= DIRECTIONS =
Keep every line where the word "code" appears; drop the rest.

□ □ □ □ □

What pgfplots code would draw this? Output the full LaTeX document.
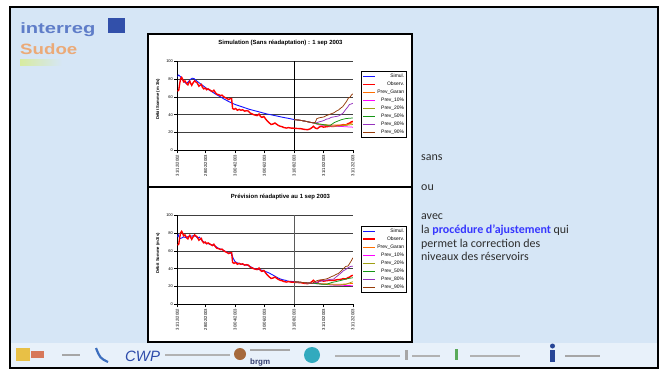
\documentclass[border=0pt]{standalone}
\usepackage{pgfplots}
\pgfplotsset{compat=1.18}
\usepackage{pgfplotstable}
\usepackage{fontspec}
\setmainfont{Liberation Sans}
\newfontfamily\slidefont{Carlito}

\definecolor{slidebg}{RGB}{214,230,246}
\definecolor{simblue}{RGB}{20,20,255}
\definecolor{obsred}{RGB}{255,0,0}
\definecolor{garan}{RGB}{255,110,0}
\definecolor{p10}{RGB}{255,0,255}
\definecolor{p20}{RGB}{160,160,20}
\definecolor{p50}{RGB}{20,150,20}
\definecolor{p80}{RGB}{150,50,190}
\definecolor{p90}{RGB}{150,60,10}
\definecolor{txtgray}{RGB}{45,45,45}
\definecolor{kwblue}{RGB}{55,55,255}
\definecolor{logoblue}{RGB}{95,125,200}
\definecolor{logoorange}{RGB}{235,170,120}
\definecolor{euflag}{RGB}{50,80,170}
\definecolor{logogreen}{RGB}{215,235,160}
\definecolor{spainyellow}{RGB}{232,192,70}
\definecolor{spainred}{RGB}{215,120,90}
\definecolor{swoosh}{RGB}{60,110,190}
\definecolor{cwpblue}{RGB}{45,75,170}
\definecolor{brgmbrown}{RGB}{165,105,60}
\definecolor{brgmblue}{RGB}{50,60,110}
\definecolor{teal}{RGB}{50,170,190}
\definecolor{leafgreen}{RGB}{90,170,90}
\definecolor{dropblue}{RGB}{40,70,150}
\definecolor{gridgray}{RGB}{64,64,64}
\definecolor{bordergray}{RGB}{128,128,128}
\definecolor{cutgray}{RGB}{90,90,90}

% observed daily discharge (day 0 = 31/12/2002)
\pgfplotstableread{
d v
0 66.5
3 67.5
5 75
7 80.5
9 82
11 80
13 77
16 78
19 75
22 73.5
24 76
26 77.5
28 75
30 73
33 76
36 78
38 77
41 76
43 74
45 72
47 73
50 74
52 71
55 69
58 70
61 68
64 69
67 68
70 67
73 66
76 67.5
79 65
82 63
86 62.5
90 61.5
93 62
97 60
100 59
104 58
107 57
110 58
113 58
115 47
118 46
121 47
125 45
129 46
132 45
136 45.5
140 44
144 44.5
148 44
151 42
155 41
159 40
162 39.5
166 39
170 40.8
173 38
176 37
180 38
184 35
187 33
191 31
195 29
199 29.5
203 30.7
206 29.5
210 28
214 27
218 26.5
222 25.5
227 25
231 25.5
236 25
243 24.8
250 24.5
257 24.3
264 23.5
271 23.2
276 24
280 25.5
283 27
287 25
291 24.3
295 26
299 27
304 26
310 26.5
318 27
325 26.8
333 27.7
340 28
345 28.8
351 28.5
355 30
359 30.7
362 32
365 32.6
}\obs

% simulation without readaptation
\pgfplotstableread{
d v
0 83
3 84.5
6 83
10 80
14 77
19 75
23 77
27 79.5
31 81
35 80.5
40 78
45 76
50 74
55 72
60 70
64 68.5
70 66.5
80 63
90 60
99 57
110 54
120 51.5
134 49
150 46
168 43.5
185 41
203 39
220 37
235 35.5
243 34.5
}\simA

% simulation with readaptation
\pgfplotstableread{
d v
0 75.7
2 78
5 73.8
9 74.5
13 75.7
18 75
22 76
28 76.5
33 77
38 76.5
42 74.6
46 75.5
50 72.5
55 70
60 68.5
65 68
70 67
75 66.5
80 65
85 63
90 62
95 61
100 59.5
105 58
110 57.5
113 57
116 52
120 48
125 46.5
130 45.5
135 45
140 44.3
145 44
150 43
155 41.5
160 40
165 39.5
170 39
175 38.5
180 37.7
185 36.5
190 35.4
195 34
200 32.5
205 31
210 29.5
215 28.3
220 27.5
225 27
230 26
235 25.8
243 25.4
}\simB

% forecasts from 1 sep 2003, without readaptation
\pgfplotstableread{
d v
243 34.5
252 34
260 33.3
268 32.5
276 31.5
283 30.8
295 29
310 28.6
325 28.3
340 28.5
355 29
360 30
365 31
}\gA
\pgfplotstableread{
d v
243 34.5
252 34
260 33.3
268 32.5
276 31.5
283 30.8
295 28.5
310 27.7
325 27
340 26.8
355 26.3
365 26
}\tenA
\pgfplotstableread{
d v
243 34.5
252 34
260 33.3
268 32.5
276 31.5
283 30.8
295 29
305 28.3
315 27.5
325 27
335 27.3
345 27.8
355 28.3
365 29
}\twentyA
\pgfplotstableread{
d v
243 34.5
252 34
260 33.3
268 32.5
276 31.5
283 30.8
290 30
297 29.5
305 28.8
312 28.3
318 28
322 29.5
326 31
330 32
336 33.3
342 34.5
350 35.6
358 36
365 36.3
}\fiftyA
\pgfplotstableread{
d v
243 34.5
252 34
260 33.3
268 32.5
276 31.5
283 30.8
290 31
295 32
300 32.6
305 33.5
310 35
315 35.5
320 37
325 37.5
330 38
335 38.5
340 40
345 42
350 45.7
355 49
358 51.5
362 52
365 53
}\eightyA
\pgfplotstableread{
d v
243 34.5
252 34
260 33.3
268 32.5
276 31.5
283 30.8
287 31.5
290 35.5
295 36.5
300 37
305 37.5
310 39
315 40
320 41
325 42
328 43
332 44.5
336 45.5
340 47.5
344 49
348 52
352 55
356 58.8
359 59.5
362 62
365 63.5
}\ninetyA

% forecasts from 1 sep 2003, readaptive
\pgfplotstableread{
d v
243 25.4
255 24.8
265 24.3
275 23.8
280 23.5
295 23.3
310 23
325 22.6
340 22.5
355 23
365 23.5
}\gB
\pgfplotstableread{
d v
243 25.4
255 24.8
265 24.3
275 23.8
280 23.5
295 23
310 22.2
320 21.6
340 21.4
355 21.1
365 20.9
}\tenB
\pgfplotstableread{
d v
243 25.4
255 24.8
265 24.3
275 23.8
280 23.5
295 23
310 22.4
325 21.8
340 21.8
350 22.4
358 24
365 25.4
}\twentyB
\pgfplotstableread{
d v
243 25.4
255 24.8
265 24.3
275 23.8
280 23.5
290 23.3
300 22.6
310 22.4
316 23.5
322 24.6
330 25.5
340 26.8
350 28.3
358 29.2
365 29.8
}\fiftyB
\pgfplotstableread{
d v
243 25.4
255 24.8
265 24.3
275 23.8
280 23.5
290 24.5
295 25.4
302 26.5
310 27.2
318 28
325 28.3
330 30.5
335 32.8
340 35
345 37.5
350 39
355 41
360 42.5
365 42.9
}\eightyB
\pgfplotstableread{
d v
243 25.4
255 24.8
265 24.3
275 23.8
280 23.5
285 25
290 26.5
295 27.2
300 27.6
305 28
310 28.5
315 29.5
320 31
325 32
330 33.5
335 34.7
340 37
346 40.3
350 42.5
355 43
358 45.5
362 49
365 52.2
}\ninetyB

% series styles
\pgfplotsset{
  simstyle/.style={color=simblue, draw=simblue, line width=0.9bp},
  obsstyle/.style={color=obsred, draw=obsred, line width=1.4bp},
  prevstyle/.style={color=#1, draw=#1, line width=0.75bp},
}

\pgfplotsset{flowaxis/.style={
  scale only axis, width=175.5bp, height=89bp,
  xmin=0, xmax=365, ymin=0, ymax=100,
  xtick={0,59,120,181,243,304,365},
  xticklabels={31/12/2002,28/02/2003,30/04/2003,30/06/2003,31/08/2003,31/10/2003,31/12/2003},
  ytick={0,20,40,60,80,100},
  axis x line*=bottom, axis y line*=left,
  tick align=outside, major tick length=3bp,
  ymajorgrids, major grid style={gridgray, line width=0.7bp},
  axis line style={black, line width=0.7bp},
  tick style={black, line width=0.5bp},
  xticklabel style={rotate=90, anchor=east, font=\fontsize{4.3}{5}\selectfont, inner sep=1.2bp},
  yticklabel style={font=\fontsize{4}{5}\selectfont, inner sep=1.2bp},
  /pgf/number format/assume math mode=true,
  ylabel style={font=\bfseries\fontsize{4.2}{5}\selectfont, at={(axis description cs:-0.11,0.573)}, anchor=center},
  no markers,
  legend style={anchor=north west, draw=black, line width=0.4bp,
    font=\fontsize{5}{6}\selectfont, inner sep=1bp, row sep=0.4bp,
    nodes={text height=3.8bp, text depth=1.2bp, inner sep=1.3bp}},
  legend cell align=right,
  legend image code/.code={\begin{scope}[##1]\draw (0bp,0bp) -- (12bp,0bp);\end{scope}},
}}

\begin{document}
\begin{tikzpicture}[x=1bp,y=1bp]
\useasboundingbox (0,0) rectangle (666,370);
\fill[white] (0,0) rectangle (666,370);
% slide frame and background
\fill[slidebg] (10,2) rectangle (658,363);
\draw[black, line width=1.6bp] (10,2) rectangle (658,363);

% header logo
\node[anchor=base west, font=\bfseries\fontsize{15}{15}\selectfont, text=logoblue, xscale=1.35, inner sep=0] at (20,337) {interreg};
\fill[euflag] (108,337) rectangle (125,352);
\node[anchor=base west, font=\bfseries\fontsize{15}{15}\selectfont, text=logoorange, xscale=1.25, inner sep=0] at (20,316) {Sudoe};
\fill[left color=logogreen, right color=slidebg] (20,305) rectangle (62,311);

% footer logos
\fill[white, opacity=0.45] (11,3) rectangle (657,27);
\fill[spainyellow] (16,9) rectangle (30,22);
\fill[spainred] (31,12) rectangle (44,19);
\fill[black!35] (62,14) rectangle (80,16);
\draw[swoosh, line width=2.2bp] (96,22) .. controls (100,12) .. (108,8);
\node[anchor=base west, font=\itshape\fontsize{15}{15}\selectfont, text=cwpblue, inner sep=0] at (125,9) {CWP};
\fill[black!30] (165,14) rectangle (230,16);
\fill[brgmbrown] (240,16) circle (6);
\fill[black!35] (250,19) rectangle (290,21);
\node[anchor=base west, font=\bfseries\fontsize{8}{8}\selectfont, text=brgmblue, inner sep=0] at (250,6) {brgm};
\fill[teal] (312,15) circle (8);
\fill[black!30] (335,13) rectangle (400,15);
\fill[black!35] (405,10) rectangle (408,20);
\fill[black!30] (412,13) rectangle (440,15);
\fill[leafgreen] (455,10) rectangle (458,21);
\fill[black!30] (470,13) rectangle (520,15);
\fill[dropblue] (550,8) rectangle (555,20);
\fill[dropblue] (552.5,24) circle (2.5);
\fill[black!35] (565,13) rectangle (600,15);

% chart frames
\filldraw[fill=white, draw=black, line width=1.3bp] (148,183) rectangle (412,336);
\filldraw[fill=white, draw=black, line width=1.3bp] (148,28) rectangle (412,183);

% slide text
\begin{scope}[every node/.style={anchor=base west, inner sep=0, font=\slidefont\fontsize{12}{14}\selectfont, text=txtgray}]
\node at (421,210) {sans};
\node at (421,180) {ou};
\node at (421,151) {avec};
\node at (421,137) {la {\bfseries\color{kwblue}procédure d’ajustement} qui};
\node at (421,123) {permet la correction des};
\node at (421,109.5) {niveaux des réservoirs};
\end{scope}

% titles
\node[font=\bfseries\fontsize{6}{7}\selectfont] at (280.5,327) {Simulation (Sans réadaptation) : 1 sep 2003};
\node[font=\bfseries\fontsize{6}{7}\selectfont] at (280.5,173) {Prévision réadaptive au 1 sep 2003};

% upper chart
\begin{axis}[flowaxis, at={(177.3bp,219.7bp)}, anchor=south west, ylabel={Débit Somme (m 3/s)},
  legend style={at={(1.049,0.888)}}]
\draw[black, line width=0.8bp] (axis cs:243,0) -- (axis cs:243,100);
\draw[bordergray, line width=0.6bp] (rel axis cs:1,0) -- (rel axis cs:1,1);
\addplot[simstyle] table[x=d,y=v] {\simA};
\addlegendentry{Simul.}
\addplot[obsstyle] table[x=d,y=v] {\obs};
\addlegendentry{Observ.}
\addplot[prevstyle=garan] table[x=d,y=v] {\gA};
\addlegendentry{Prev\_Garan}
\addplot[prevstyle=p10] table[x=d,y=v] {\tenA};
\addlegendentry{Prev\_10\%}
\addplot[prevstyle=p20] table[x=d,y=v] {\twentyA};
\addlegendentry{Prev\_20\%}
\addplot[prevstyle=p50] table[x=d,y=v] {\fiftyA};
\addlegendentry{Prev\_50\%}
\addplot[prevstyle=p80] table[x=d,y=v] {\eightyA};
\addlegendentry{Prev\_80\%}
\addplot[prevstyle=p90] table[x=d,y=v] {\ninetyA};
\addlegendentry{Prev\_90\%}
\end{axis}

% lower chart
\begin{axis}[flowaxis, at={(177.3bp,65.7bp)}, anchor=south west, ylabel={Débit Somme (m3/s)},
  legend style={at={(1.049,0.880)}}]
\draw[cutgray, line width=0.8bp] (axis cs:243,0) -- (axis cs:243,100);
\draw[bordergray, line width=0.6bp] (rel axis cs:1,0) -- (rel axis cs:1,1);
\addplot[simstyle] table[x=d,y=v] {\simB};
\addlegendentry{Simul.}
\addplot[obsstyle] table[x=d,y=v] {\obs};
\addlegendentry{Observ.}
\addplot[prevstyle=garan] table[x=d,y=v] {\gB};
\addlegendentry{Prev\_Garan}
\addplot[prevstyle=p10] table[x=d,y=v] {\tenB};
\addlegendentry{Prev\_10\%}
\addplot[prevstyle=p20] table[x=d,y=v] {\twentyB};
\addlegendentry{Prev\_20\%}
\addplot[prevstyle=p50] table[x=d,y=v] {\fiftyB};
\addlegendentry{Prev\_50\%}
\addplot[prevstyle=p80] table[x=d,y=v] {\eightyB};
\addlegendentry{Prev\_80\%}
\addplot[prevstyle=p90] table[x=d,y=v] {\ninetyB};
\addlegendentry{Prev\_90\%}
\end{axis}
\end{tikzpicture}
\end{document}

□ □ □ □ □

= EXERCISE OUTPUT =
What pgfplots code would draw this? Output the full LaTeX document.
  legend image code/.code={\begin{scope}[##1]\draw (0bp,0bp) -- (12bp,0bp);\end{scope}},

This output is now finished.